28.3.21

No Armazém do meu Pai

NO ARMAZÉM DE MEU PAI

Varrendo os ciscos, os papéis, as tampinhas de garrafa, todo dia, eu aprendi a amar a limpeza, mas não de forma neurótica. Varrendo, aprendi a ter disciplina. Eu só tinha nove ou dez anos, mas já varria com método, coreografando uma espécie de dança com a vassoura, meditando, desenhando na poeira coisas que combinassem com as irregularidades daquele chão. Varrendo, eu planejava a minha vida.
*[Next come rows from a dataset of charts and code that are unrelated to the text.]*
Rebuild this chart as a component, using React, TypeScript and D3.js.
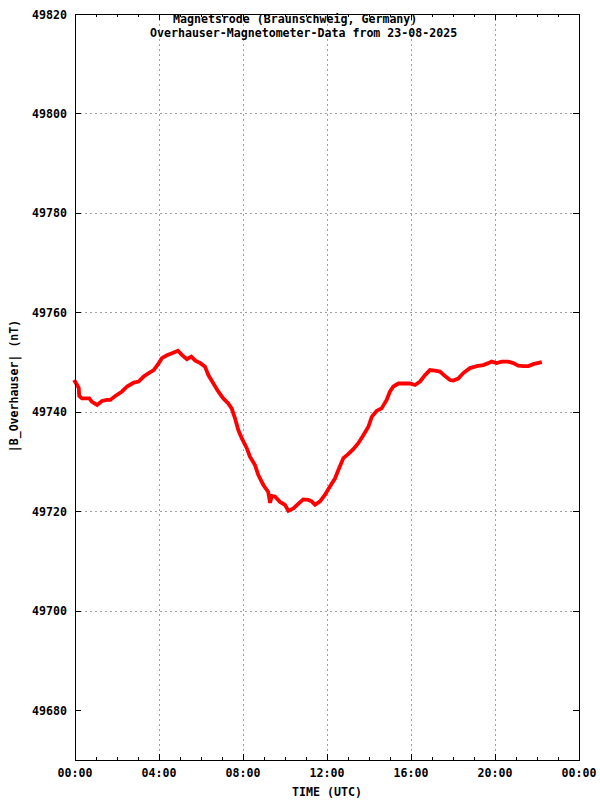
import React from "react";
import * as d3 from "d3";

const hours: number[] = [
  0.0, 0.1, 0.18, 0.2, 0.33, 0.57, 0.68, 0.81, 1.05, 1.29, 1.52, 1.68, 1.92, 2.24, 2.48, 2.8, 3.03, 3.27, 3.51, 3.75,
  3.99, 4.14, 4.38, 4.62, 4.9, 5.1, 5.33, 5.54, 5.73, 5.97, 6.19, 6.35, 6.59, 6.82, 7.06, 7.3, 7.46, 7.62, 7.78, 7.94,
  8.18, 8.33, 8.57, 8.73, 8.97, 9.2, 9.29, 9.37, 9.52, 9.76, 10.0, 10.16, 10.4, 10.63, 10.87, 11.11, 11.27, 11.43, 11.67, 11.9,
  12.14, 12.38, 12.54, 12.78, 13.01, 13.25, 13.49, 13.73, 13.97, 14.13, 14.37, 14.6, 14.84, 15.0, 15.16, 15.4, 15.71, 15.95, 16.19, 16.43,
  16.67, 16.9, 17.14, 17.38, 17.62, 17.86, 18.01, 18.25, 18.49, 18.81, 19.13, 19.44, 19.68, 19.84, 20.08, 20.32, 20.63, 20.87, 21.11, 21.35,
  21.59, 21.82, 22.14,
];

const fieldNT: number[] = [
  49746.1, 49745.4, 49744.8, 49743.2, 49742.7, 49742.7, 49742.7, 49742.0, 49741.4, 49742.2, 49742.4, 49742.4, 49743.2, 49744.1, 49745.1, 49745.9, 49746.1, 49747.1, 49747.8, 49748.4,
  49749.8, 49750.8, 49751.4, 49751.8, 49752.3, 49751.4, 49750.6, 49751.1, 49750.3, 49749.8, 49749.1, 49747.4, 49745.7, 49744.1, 49742.7, 49741.7, 49740.7, 49738.7, 49736.3, 49734.7,
  49732.7, 49731.0, 49729.3, 49727.3, 49725.3, 49723.9, 49721.7, 49723.1, 49723.0, 49721.9, 49721.3, 49720.1, 49720.6, 49721.5, 49722.4, 49722.3, 49722.0, 49721.3, 49722.0, 49723.3,
  49725.0, 49726.6, 49728.3, 49730.7, 49731.5, 49732.5, 49733.7, 49735.3, 49737.0, 49739.0, 49740.2, 49740.7, 49742.4, 49744.1, 49745.1, 49745.7, 49745.7, 49745.7, 49745.4, 49746.1,
  49747.4, 49748.4, 49748.3, 49748.1, 49747.2, 49746.4, 49746.3, 49746.7, 49747.8, 49748.8, 49749.2, 49749.4, 49749.8, 49750.1, 49749.8, 49750.1, 49750.1, 49749.8, 49749.3, 49749.2,
  49749.2, 49749.6, 49749.9,
];

const yTicks: number[] = [49680, 49700, 49720, 49740, 49760, 49780, 49800, 49820];
const xMajor: number[] = [0, 4, 8, 12, 16, 20, 24];
const xMajorLabels: string[] = ["00:00", "04:00", "08:00", "12:00", "16:00", "20:00", "00:00"];
const titleLines: string[] = [
  "Magnetsrode (Braunschweig, Germany)",
  "Overhauser-Magnetometer-Data from 23-08-2025",
];
const xTitle = "TIME (UTC)";
const yTitle = "|B_Overhauser| (nT)";

const W = 600;
const H = 800;
const L = 75;
const R = 579;
const T = 14;
const B = 760;
const FONT = "'DejaVu Sans Mono', 'Liberation Mono', monospace";

export default function App() {
  const x = d3.scaleLinear().domain([0, 24]).range([L, R]);
  const y = d3.scaleLinear().domain([49670, 49820]).range([B, T]);
  const line = d3
    .line<number>()
    .x((_, i) => x(hours[i]))
    .y((d) => y(d))
    .curve(d3.curveLinear);
  const minor = d3.range(0, 25, 1);

  const textStyle = { fontFamily: FONT, fontSize: 11.6, fontWeight: 700 as const, fill: "#000" };

  return (
    <svg
      width={W}
      height={H}
      style={{ position: "absolute", left: 0, top: 0, background: "#fff" }}
    >
      <rect x={0} y={0} width={W} height={H} fill="#fff" />
      {/* grid */}
      <g stroke="#a0a0a0" strokeWidth={1} strokeDasharray="2,3" shapeRendering="crispEdges">
        {xMajor.slice(1, -1).map((h) => (
          <line key={"gx" + h} x1={x(h) + 0.5} x2={x(h) + 0.5} y1={T} y2={B} />
        ))}
        {yTicks.slice(1, -1).map((v) => (
          <line key={"gy" + v} x1={L} x2={R} y1={y(v) + 0.5} y2={y(v) + 0.5} />
        ))}
      </g>
      {/* ticks */}
      <g stroke="#000" strokeWidth={1} shapeRendering="crispEdges">
        {minor.map((h) => {
          const len = h % 4 === 0 ? 6 : 3;
          const xx = Math.round(x(h)) + 0.5;
          return (
            <g key={"t" + h}>
              <line x1={xx} x2={xx} y1={B} y2={B - len} />
              <line x1={xx} x2={xx} y1={T} y2={T + len} />
            </g>
          );
        })}
        {yTicks.map((v) => {
          const yy = Math.round(y(v)) + 0.5;
          return (
            <g key={"yt" + v}>
              <line x1={L} x2={L + 6} y1={yy} y2={yy} />
              <line x1={R} x2={R - 6} y1={yy} y2={yy} />
            </g>
          );
        })}
      </g>
      {/* data */}
      <path
        d={line(fieldNT) || ""}
        fill="none"
        stroke="#ff0000"
        strokeWidth={3.8}
        strokeLinejoin="miter"
        strokeLinecap="square"
      />
      {/* frame */}
      <rect
        x={L + 0.5}
        y={T + 0.5}
        width={R - L}
        height={B - T}
        fill="none"
        stroke="#000"
        strokeWidth={1}
        shapeRendering="crispEdges"
      />
      {/* y tick labels */}
      {yTicks.map((v) => (
        <text key={"yl" + v} x={67} y={y(v) + 4.5} textAnchor="end" style={textStyle}>
          {v}
        </text>
      ))}
      {/* x tick labels */}
      {xMajor.map((h, i) => (
        <text key={"xl" + i} x={x(h)} y={777} textAnchor="middle" style={textStyle}>
          {xMajorLabels[i]}
        </text>
      ))}
      <text x={L + (R - L) / 2} y={796} textAnchor="middle" style={textStyle}>
        {xTitle}
      </text>
      <text
        transform={`translate(17.5, 386) rotate(-90)`}
        textAnchor="middle"
        style={textStyle}
      >
        {yTitle}
      </text>
      <text x={173} y={23} style={textStyle} xmlSpace="preserve">
        {titleLines[0]}
      </text>
      <text x={150} y={36.5} style={textStyle} xmlSpace="preserve">
        {titleLines[1]}
      </text>
    </svg>
  );
}
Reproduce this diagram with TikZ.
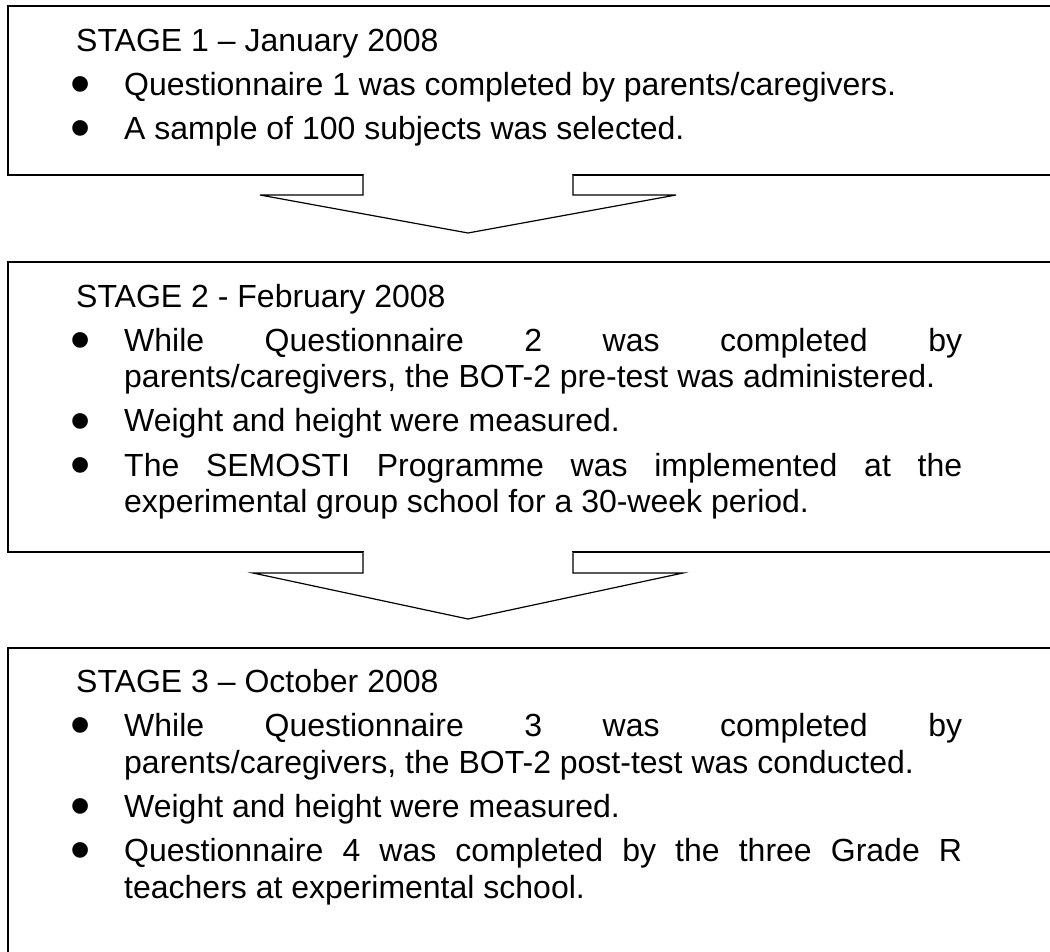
\documentclass[tikz,border=0pt]{standalone}
\usepackage{fontspec}
\usepackage{graphicx}
\setmainfont{Liberation Sans}

\newcommand\stagebullet{\makebox[48pt][l]{\hspace*{-6pt}\raisebox{-8pt}{\scalebox{1.8}{\textbullet}}}}
\newcommand\stageitem{\par\noindent\hangindent=48pt\hangafter=1\stagebullet}
\newcommand\stagesetup{\setlength\parskip{7pt}\hyphenpenalty=10000\exhyphenpenalty=10000}

\begin{document}
\begin{tikzpicture}[x=1pt,y=-1pt,
  stagebox/.style={draw,line width=1.8pt,inner sep=0pt,outer sep=0pt,anchor=north west,minimum width=1072pt},
  stagetext/.style={anchor=base west,inner sep=0pt,font=\fontsize{32pt}{37pt}\selectfont},
  blockarrow/.style={draw,fill=white,line width=1.2pt,line join=miter}]

\useasboundingbox (0,0) rectangle (1050,952);

% Boxes
\node[stagebox,minimum height=169pt] (stage1) at (8,6) {};
\node[stagebox,minimum height=290pt] (stage2) at (8,262) {};
\node[stagebox,minimum height=360pt] (stage3) at (8,648) {};

% Arrows
\fill[white] ([xshift=356pt,yshift=2pt]stage1.south west) rectangle ++(208,4);
\draw[blockarrow] ([xshift=355pt]stage1.south west) -- ++(0,20) -- ++(-103,0) -- ++(208,38) -- ++(208,-38) -- ++(-103,0) -- ++(0,-20);

\fill[white] ([xshift=356pt,yshift=2pt]stage2.south west) rectangle ++(208,4);
\draw[blockarrow] ([xshift=355pt]stage2.south west) -- ++(0,21) -- ++(-110,0) -- ++(215,46) -- ++(215,-46) -- ++(-110,0) -- ++(0,-21);

% Texts
\node[stagetext] (text1) at (76,52) {\parbox[t]{886pt}{\stagesetup
STAGE 1 – January 2008
\stageitem Questionnaire 1 was completed by parents/caregivers.
\stageitem A sample of 100 subjects was selected.}};

\node[stagetext] (text2) at (76,307) {\parbox[t]{886pt}{\stagesetup
STAGE 2 - February 2008
\stageitem While Questionnaire 2 was completed by\linebreak parents/caregivers, the BOT-2 pre-test was administered.
\stageitem Weight and height were measured.
\stageitem The SEMOSTI Programme was implemented at the\linebreak experimental group school for a 30-week period.}};

\node[stagetext] (text3) at (76,692) {\parbox[t]{886pt}{\stagesetup
STAGE 3 – October 2008
\stageitem While Questionnaire 3 was completed by\linebreak parents/caregivers, the BOT-2 post-test was conducted.
\stageitem Weight and height were measured.
\stageitem Questionnaire 4 was completed by the three Grade R\linebreak teachers at experimental school.}};

\end{tikzpicture}
\end{document}
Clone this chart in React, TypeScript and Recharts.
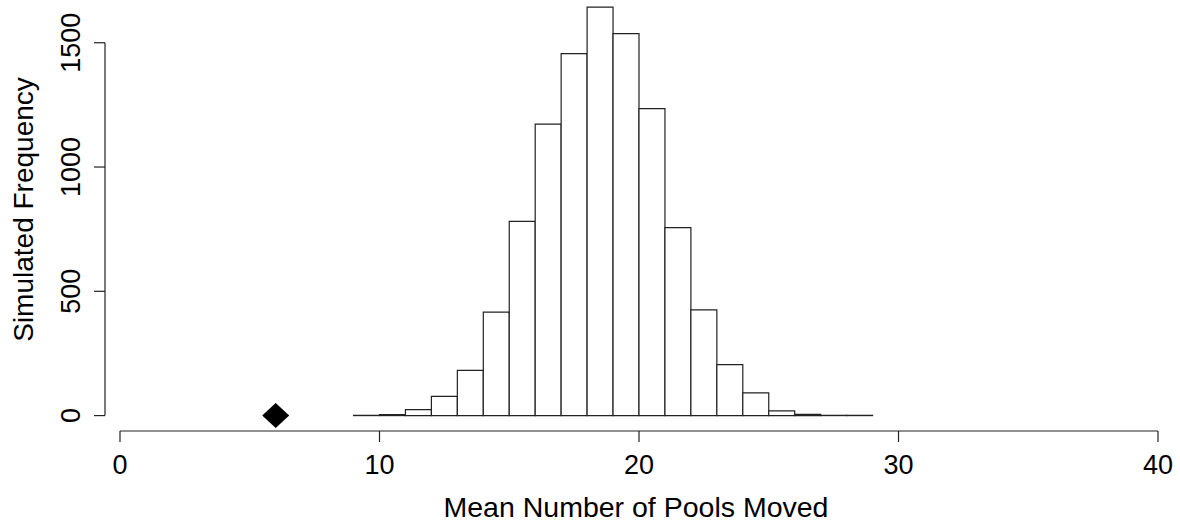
import React from 'react';
import { ComposedChart, XAxis, YAxis, ReferenceArea, ReferenceLine, Scatter, Label } from 'recharts';

// histogram bins: lower edge of each 1-wide bin and its simulated count
const binStarts = [9, 10, 11, 12, 13, 14, 15, 16, 17, 18, 19, 20, 21, 22, 23, 24, 25, 26, 27, 28];
const binCounts = [1, 4, 24, 77, 182, 416, 781, 1173, 1456, 1643, 1537, 1235, 756, 425, 205, 91, 19, 5, 1, 1];

const xTicks = [0, 10, 20, 30, 40];
const yTicks = [0, 500, 1000, 1500];

// observed value shown as a diamond
const observedX = [6];
const observedY = [0];

const X_DOMAIN: [number, number] = [-0.578, 40.578];
const Y_DOMAIN: [number, number] = [-62, 1672];

const FONT = '"Liberation Sans", Arial, sans-serif';
const INK = '#222';

const bins = binStarts.map((s, i) => ({ start: s, end: s + 1, count: binCounts[i] }));
const observed = observedX.map((x, i) => ({ start: x, count: observedY[i] }));

const XTick = ({ x, y, payload }: any) => (
  <text x={x} y={y + 30} textAnchor="middle" fontSize={27} fontFamily={FONT} fill="#000">
    {payload.value}
  </text>
);

const YTick = ({ x, y, payload }: any) => {
  const tx = x - 12;
  return (
    <text x={tx} y={y} transform={`rotate(-90 ${tx} ${y})`} textAnchor="middle" fontSize={27} fontFamily={FONT} fill="#000">
      {payload.value}
    </text>
  );
};

const Diamond = ({ cx, cy }: any) => (
  <polygon points={`${cx},${cy - 12.5} ${cx + 13.5},${cy} ${cx},${cy + 12.5} ${cx - 13.5},${cy}`} fill="#000" />
);

export default function App() {
  return (
    <div style={{ position: 'absolute', left: 0, top: 0, background: '#fff' }}>
      <ComposedChart width={1180} height={525} data={bins} margin={{ top: 0, right: 7, bottom: 34, left: 0 }}>
        <XAxis
          type="number"
          dataKey="start"
          domain={X_DOMAIN}
          allowDataOverflow
          ticks={xTicks}
          axisLine={false}
          tickSize={11}
          tickLine={{ stroke: INK, strokeWidth: 1.2 }}
          tick={<XTick />}
          height={60}
        >
          <Label
            content={({ viewBox }: any) => (
              <text x={viewBox.x + viewBox.width / 2 - 3} y={viewBox.y + 86} textAnchor="middle" fontSize={28.5} fontFamily={FONT} fill="#000">
                Mean Number of Pools Moved
              </text>
            )}
          />
        </XAxis>
        <YAxis
          type="number"
          dataKey="count"
          domain={Y_DOMAIN}
          allowDataOverflow
          ticks={yTicks}
          axisLine={false}
          tickSize={11}
          tickLine={{ stroke: INK, strokeWidth: 1.2 }}
          tick={<YTick />}
          width={105}
        >
          <Label
            content={({ viewBox }: any) => {
              const cx = 33;
              const cy = viewBox.y + viewBox.height / 2 - 6;
              return (
                <text x={cx} y={cy} transform={`rotate(-90 ${cx} ${cy})`} textAnchor="middle" fontSize={28} fontFamily={FONT} fill="#000">
                  Simulated Frequency
                </text>
              );
            }}
          />
        </YAxis>

        {bins.map((b) => (
          <ReferenceArea
            key={b.start}
            x1={b.start}
            x2={b.end}
            y1={0}
            y2={b.count}
            fill="#fff"
            fillOpacity={1}
            stroke={INK}
            strokeWidth={1.2}
            ifOverflow="visible"
          />
        ))}

        <ReferenceLine
          segment={[{ x: xTicks[0], y: Y_DOMAIN[0] }, { x: xTicks[xTicks.length - 1], y: Y_DOMAIN[0] }]}
          stroke={INK}
          strokeWidth={1.2}
          ifOverflow="visible"
        />
        <ReferenceLine
          segment={[{ x: X_DOMAIN[0], y: yTicks[0] }, { x: X_DOMAIN[0], y: yTicks[yTicks.length - 1] }]}
          stroke={INK}
          strokeWidth={1.2}
          ifOverflow="visible"
        />

        <Scatter data={observed} dataKey="count" shape={<Diamond />} isAnimationActive={false} />
      </ComposedChart>
    </div>
  );
}
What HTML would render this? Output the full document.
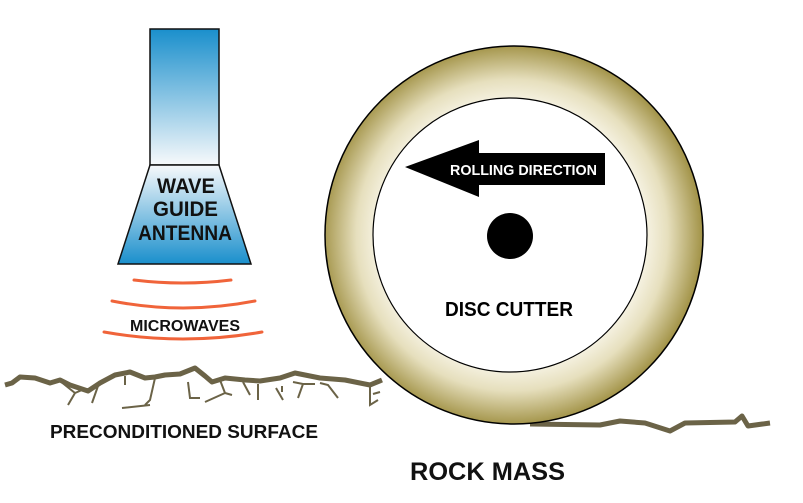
<!DOCTYPE html>
<html><head><meta charset="utf-8"><style>
html,body{margin:0;padding:0;background:#fff;}
svg{display:block;}
text{font-family:"Liberation Sans",sans-serif;font-weight:bold;}
</style></head><body>
<svg width="803" height="503" viewBox="0 0 803 503" xmlns="http://www.w3.org/2000/svg">
<defs>
<linearGradient id="g1" x1="0" y1="0" x2="0" y2="1">
<stop offset="0" stop-color="#1a8fcc"/><stop offset="1" stop-color="#f7f9fb"/></linearGradient>
<linearGradient id="g2" x1="0" y1="0" x2="0" y2="1">
<stop offset="0" stop-color="#f7f9fb"/><stop offset="1" stop-color="#1a8fcc"/></linearGradient>
<radialGradient id="ring" cx="512" cy="235" r="190" gradientUnits="userSpaceOnUse">
<stop offset="0.72" stop-color="#f4f0de"/><stop offset="0.82" stop-color="#e6dfbd"/><stop offset="1" stop-color="#a39449"/></radialGradient>
</defs>
<path d="M530,424 L600,425 L620,421 L645,423 L670,431 L685,423 L735,422 L742,416 L748,426 L770,423" fill="none" stroke="#6b6347" stroke-width="5" stroke-linejoin="round"/>
<circle cx="514" cy="235" r="189" fill="url(#ring)" stroke="#000" stroke-width="1.5"/>
<circle cx="510" cy="235" r="137" fill="#fff" stroke="#000" stroke-width="1.2"/>
<circle cx="510" cy="236" r="23" fill="#000"/>
<polygon points="405,167 479,140 479,153 605,153 605,185 479,185 479,197" fill="#000"/>
<text x="450" y="175" font-size="15" fill="#fff" textLength="147" lengthAdjust="spacingAndGlyphs">ROLLING DIRECTION</text>
<text x="445" y="316" font-size="20" fill="#000" textLength="128" lengthAdjust="spacingAndGlyphs">DISC CUTTER</text>
<path d="M5,385 L12,383 L20,377 L35,378 L50,383 L60,380 L70,385 L88,391 L100,383 L115,375 L130,372 L145,378 L155,377 L165,375 L180,374 L195,368 L205,376 L212,382 L225,378 L245,380 L260,381 L280,378 L295,373 L305,375 L320,378 L345,380 L370,385 L382,380" fill="none" stroke="#6b6347" stroke-width="5" stroke-linejoin="round"/>
<g stroke="#6b6347" stroke-width="2" fill="none">
<path d="M60,381 L75,393 L82,390 M75,393 L68,405"/>
<path d="M98,386 L92,403"/>
<path d="M125,376 L125,385"/>
<path d="M155,378 L150,400 L145,405 M122,408 L150,405"/>
<path d="M188,382 L190,398 L200,398"/>
<path d="M220,380 L225,393 L205,402 M225,393 L232,395"/>
<path d="M243,382 L250,395 M258,384 L258,400"/>
<path d="M276,388 L283,400 M282,386 L282,392"/>
<path d="M293,382 L303,384 L298,398 M303,384 L315,384"/>
<path d="M320,383 L328,385 L338,398"/>
<path d="M370,387 L370,405 L378,400 M373,394 L380,392"/>
</g>
<rect x="150" y="29" width="69" height="136" fill="url(#g1)" stroke="#111" stroke-width="1.5"/>
<polygon points="150,165 219,165 251,264 118,264" fill="url(#g2)" stroke="#111" stroke-width="1.5"/>
<text x="157" y="193" font-size="21" fill="#111" textLength="58" lengthAdjust="spacingAndGlyphs">WAVE</text>
<text x="153" y="216" font-size="21" fill="#111" textLength="65" lengthAdjust="spacingAndGlyphs">GUIDE</text>
<text x="138" y="240" font-size="21" fill="#111" textLength="94" lengthAdjust="spacingAndGlyphs">ANTENNA</text>
<g fill="none" stroke="#f0643a" stroke-width="3" stroke-linecap="round">
<path d="M134,280 Q183,286 231,280"/>
<path d="M112,301 Q183,315 255,301"/>
<path d="M104,332 Q183,346 262,332"/>
</g>
<text x="130" y="331" font-size="16" fill="#111" textLength="110" lengthAdjust="spacingAndGlyphs">MICROWAVES</text>
<text x="50" y="438" font-size="18" fill="#111" textLength="268" lengthAdjust="spacingAndGlyphs">PRECONDITIONED SURFACE</text>
<text x="410" y="480" font-size="25" fill="#111" textLength="155" lengthAdjust="spacingAndGlyphs">ROCK MASS</text>
</svg>
</body></html>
Varrendo ciscos geométricos por sobre os cacos coloridos da cerâmica vermelha eu construía uma louca arquitetura de mistérios insondáveis. E então chegava um cliente querendo talvez meio quilo de açúcar. Ou duzentos gramas de mortadela. Às vezes um pão sovado. Não importava: em qualquer das hipóteses, antes de atendê-lo, eu me transformava no Balconista do Olimpo — e o atendia sorrindo. Ou seja, varrendo e vendendo, eu aprendi a perceber padrões. A interpretar as circunstâncias. Varrendo e vendendo, eu aprendi a ser cigano, a ler as mãos — e ver a Sorte. Todo dia.
Todo.
Santo.
Dia.


Talvez por isso é que a Sorte me adora tanto.